Born in Scotland, Lionel Gossman earned an M.A. at the University of Glasgow in 1951, a diplome d'études supérieures at the University of Paris in 1952, and a D. Phil. at the University of Oxford in 1957. After teaching at the University of Lille and at Glasgow, he came to the United States in 1958 and joined the faculty at Johns Hopkins University, where he taught for seventeen years. He moved to Princeton University as professor of Romance languages and literatures in 1976. Dr. Gossman was appointed the M. Taylor Pyne Professor of Romance Languages and Literatures in 1983, and became professor emeritus in 1999. Dr. Gossman’s interests focus on the relationship between history and literature in 17th through 19th century Europe.

Dr. Gossman's other publications include Men and Masks: A Study of Molière (1963), Medievalism and the Ideologies of the Enlightenment (1968), The Empire Unpossess'd (1981), Between History and Literature (1990), Geneva-Zurich-Basel: History, Culture and National Identity (with N. Bouvier et al, 1994) and Basel in the Age of Burckhardt: A Study in Unseasonable Ideas (2000). He received the Behrman Award in 1990 and was named an Officier des Palmes Académiques in 1991. He was elected a member of the American Philosophical Society in 1996.
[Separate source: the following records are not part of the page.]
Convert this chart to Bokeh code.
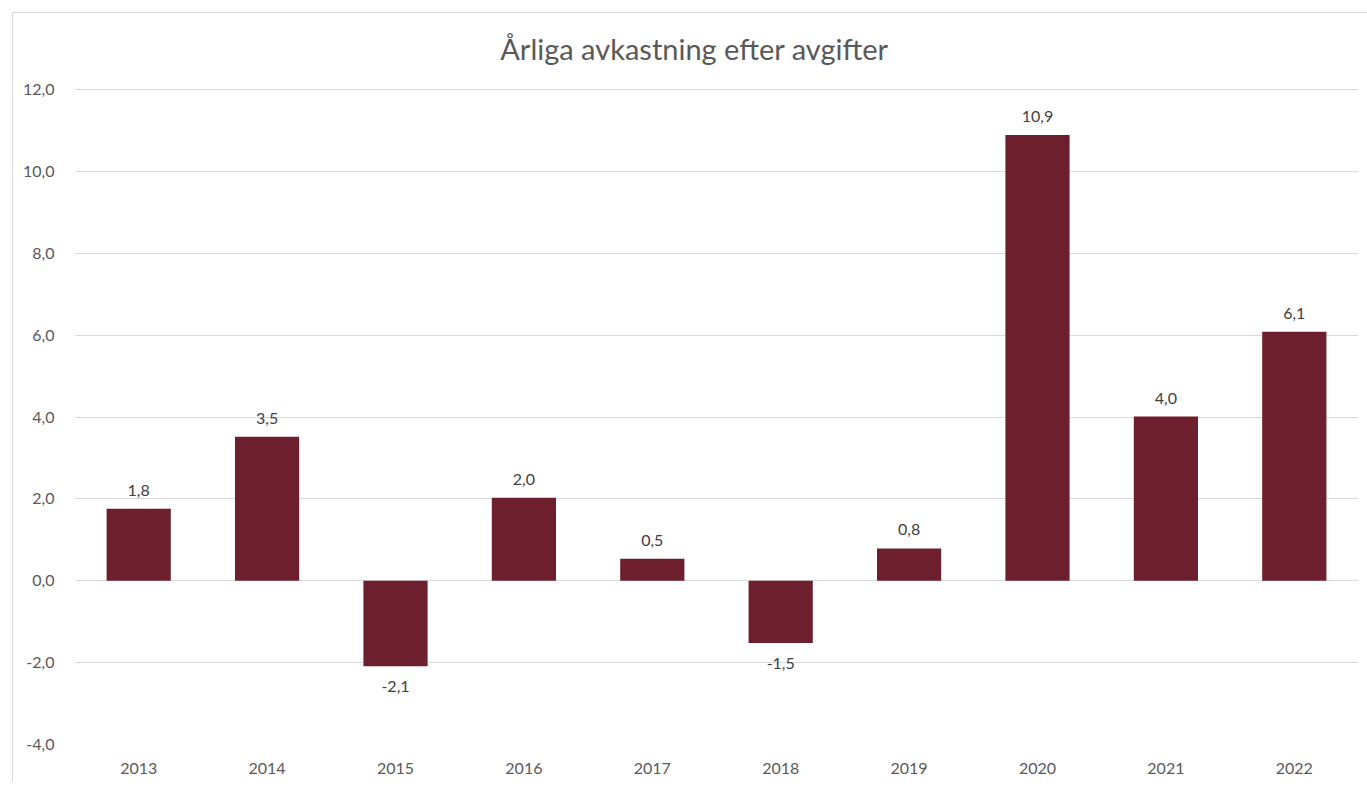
from bokeh.plotting import figure
from bokeh.models import ColumnDataSource, LabelSet, Label, CustomJSTickFormatter, FixedTicker, Range1d
from bokeh.core.properties import value
from bokeh.embed import file_html
from bokeh.resources import INLINE

years = ["2013", "2014", "2015", "2016", "2017", "2018", "2019", "2020", "2021", "2022"]
returns = [1.76, 3.52, -2.09, 2.03, 0.54, -1.52, 0.79, 10.89, 4.01, 6.08]
y_ticks = [-4, -2, 0, 2, 4, 6, 8, 10, 12]
title_text = "Årliga avkastning efter avgifter"

BAR = "#6D1F2E"
TXT = "#595959"
LBL = "#404040"
GRID = "#D9D9D9"
FONT = "Lato"

def fmt(v):
    return f"{v:.1f}".replace(".", ",")

pos = [(y, v, fmt(v)) for y, v in zip(years, returns) if v >= 0]
neg = [(y, v, fmt(v)) for y, v in zip(years, returns) if v < 0]

src = ColumnDataSource(dict(x=years, top=returns))
src_pos = ColumnDataSource(dict(x=[a[0] for a in pos], y=[a[1] for a in pos], t=[a[2] for a in pos]))
src_neg = ColumnDataSource(dict(x=[a[0] for a in neg], y=[a[1] for a in neg], t=[a[2] for a in neg]))

# plot frame extends above the last gridline to leave room for the title inside it
px_per_unit = 655 / 16.0
y_top = 12 + 66 / px_per_unit

p = figure(x_range=years, y_range=Range1d(-4, y_top), width=1355, height=770,
           output_backend="svg", toolbar_location=None,
           min_border_left=61, min_border_right=10, min_border_top=10, min_border_bottom=39,
           margin=(12, 0, 0, 12),
           styles={"border-top": "1px solid #D9D9D9", "border-left": "1px solid #D9D9D9"})
p.outline_line_color = None
p.background_fill_color = "white"
p.border_fill_color = "white"

# x=len(years)/2 is the centre of the category axis
p.add_layout(Label(x=len(years) / 2, y=12, x_offset=-22, y_offset=41, text=title_text,
                   text_align="center", text_baseline="middle", text_color=TXT,
                   text_font=FONT, text_font_size="29px"))

p.vbar(x="x", top="top", bottom=0, width=0.5, source=src, fill_color=BAR, line_color=None)

p.add_layout(LabelSet(x="x", y="y", text="t", source=src_pos, text_align="center",
                      text_baseline="bottom", y_offset=13, text_color=LBL,
                      text_font=value(FONT), text_font_size="16px"))
p.add_layout(LabelSet(x="x", y="y", text="t", source=src_neg, text_align="center",
                      text_baseline="top", y_offset=-15, text_color=LBL,
                      text_font=value(FONT), text_font_size="16px"))

p.xgrid.grid_line_color = None
p.ygrid.grid_line_color = GRID
p.ygrid.grid_line_width = 1
p.yaxis.ticker = FixedTicker(ticks=y_ticks)
p.yaxis.formatter = CustomJSTickFormatter(code="return tick.toFixed(1).replace('.', ',');")

for ax in (p.xaxis, p.yaxis):
    ax.axis_line_color = None
    ax.major_tick_line_color = None
    ax.minor_tick_line_color = None
    ax.major_label_text_color = TXT
    ax.major_label_text_font = FONT
    ax.major_label_text_font_size = "16px"
p.yaxis.major_label_standoff = 14
p.xaxis.major_label_standoff = 12

open("out.html", "w").write(file_html(p, INLINE))
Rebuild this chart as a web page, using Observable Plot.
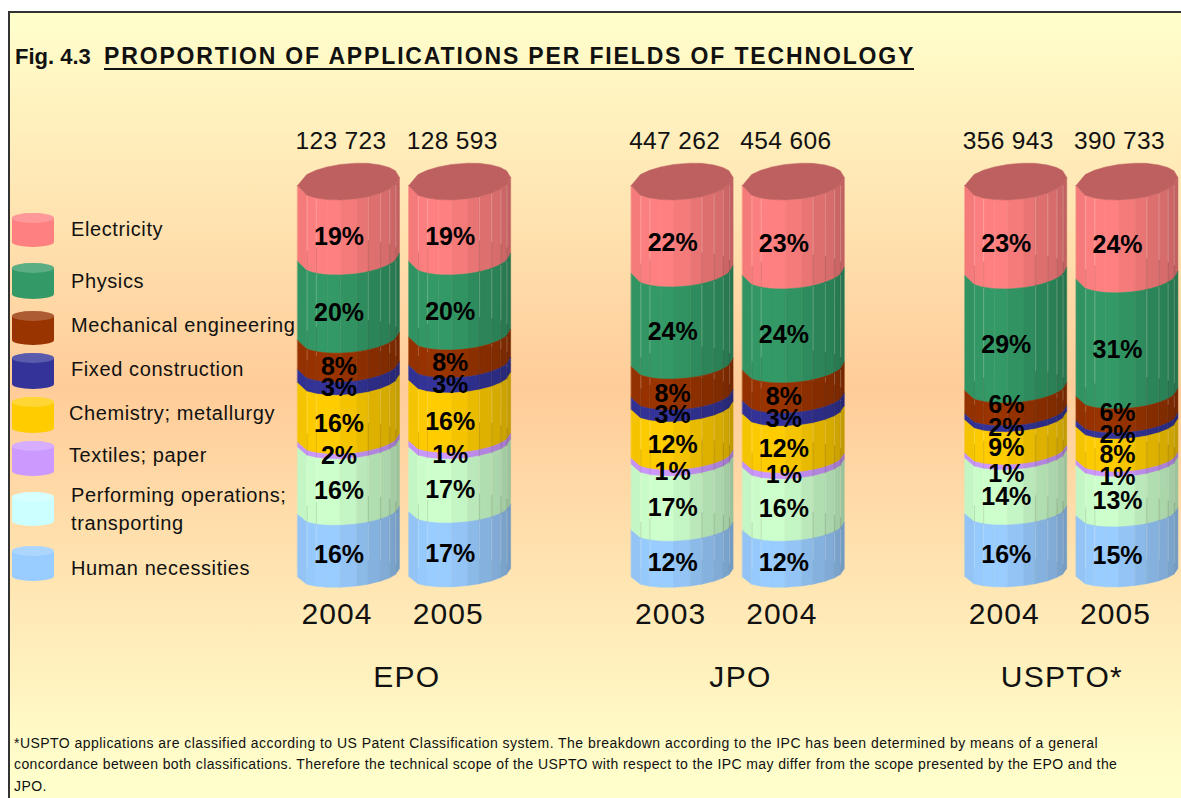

In 1935 the American Philosophical Society established the John Frederick Lewis Award, with funds donated by his widow, to honor this outstanding maritime lawyer who played a major role in various cultural institutions in Philadelphia. The award recognizes the best book or monograph published by the Society in a given year.

The selection committee consisted of chairman Eugene F. Rice, Jr., William R. Shepherd Professor Emeritus, Columbia University; Glen W. Bowersock, Professor of Ancient History, Institute for Advanced Study; and Noel M. Swerdlow, Professor of Astronomy and Astrophysics and of History, University of Chicago.